## START Records to use

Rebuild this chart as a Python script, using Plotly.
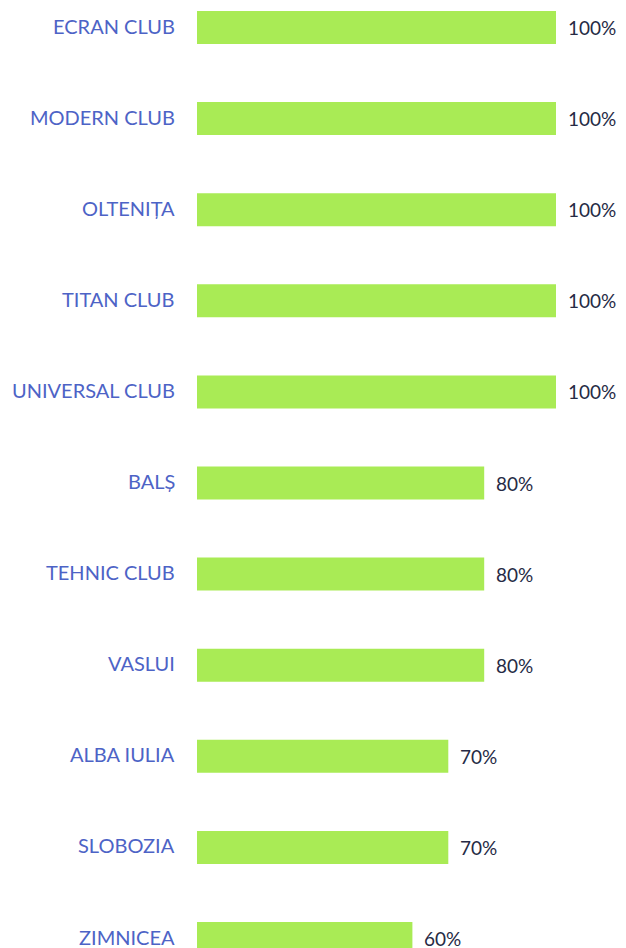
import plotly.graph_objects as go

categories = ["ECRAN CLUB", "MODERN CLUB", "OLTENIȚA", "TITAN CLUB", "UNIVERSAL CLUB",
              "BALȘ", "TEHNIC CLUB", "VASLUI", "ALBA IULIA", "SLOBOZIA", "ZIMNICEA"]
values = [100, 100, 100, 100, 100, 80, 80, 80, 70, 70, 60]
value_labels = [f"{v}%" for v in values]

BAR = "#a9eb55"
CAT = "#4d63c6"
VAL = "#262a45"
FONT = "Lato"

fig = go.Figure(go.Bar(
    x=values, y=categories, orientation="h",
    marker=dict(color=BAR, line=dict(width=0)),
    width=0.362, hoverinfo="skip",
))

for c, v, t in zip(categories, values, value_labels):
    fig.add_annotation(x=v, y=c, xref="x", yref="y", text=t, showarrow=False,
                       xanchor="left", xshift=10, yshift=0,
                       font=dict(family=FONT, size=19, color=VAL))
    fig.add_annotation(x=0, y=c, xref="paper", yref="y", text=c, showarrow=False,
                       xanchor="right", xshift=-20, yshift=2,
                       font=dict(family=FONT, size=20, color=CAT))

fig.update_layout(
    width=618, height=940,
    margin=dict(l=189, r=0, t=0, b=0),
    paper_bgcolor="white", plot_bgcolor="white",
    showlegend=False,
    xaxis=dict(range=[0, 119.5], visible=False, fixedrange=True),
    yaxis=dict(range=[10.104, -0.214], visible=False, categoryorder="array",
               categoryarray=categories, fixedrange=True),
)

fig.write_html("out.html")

## END Records to use
## START Records to use

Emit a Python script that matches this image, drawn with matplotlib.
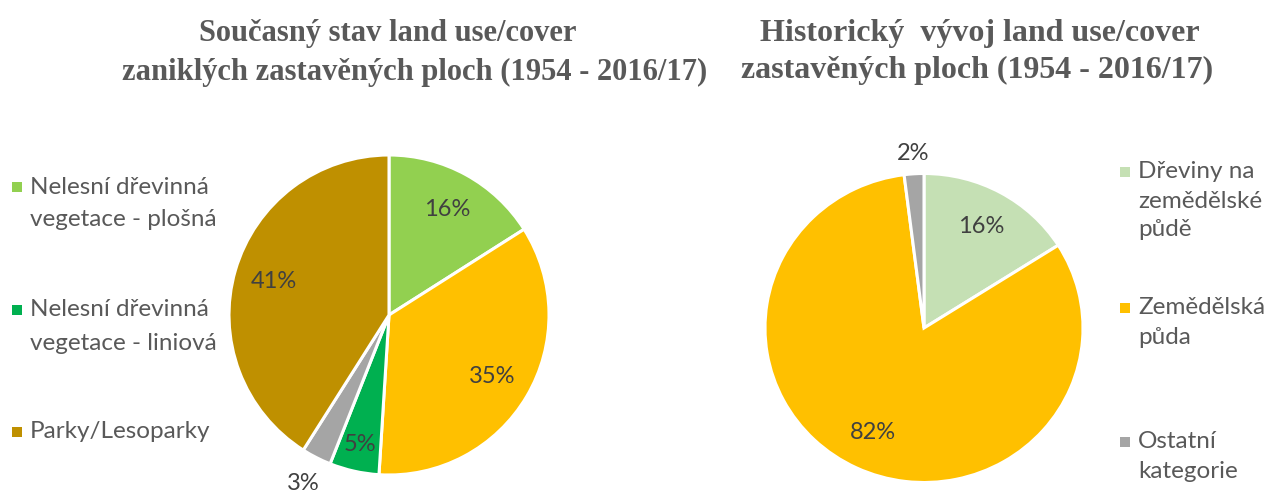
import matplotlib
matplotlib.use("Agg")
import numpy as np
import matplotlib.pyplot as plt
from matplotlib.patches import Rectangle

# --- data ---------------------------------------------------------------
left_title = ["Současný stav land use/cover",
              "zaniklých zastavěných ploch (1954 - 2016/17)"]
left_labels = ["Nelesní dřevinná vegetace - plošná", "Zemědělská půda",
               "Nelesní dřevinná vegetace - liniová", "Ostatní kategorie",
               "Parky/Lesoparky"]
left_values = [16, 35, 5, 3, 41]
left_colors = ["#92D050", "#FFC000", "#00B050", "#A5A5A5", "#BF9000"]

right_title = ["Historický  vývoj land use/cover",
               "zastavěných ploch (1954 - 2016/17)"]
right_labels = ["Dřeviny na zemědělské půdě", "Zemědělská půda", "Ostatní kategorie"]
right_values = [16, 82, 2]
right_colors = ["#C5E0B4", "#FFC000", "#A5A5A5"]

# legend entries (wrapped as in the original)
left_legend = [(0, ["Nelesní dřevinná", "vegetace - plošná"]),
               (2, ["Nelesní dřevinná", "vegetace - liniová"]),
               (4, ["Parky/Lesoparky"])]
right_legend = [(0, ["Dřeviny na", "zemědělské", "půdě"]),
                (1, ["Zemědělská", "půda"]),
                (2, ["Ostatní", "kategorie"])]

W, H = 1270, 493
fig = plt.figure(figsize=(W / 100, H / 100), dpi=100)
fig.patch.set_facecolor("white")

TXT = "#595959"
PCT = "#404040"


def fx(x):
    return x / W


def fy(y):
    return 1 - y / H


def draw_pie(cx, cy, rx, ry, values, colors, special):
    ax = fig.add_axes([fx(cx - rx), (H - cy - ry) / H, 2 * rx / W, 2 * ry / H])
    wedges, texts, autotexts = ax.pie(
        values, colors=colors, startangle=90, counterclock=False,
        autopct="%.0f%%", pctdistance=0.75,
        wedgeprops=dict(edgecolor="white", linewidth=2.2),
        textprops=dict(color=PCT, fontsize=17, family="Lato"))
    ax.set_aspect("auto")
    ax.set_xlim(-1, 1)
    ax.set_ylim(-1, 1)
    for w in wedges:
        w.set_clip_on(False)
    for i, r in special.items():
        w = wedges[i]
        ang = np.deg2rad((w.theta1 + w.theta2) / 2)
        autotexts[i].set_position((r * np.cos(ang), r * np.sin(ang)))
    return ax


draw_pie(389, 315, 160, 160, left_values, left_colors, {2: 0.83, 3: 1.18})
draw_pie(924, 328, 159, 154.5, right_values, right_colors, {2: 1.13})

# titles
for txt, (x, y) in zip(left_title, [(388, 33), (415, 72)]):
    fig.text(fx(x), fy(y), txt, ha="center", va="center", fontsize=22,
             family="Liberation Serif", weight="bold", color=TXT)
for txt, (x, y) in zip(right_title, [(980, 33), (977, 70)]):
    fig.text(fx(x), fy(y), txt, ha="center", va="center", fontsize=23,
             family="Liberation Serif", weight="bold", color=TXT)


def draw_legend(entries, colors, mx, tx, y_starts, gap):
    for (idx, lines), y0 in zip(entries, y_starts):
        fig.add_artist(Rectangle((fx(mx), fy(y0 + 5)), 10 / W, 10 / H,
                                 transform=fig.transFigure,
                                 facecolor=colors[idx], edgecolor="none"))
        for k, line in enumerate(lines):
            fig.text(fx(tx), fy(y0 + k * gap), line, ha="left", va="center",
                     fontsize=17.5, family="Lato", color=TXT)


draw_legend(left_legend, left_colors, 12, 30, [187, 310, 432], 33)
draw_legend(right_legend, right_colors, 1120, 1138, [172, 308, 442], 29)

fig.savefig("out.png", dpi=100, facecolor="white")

## END Records to use

__Work required__
The lines to print start at the line containing "Emit a Python" and end at the line containing "from matplotlib.patches import Rectangle"; print them exactly, both ends included, and leave out every picture.

__Finished task__
Emit a Python script that matches this image, drawn with matplotlib.
import matplotlib
matplotlib.use("Agg")
import numpy as np
import matplotlib.pyplot as plt
from matplotlib.patches import Rectangle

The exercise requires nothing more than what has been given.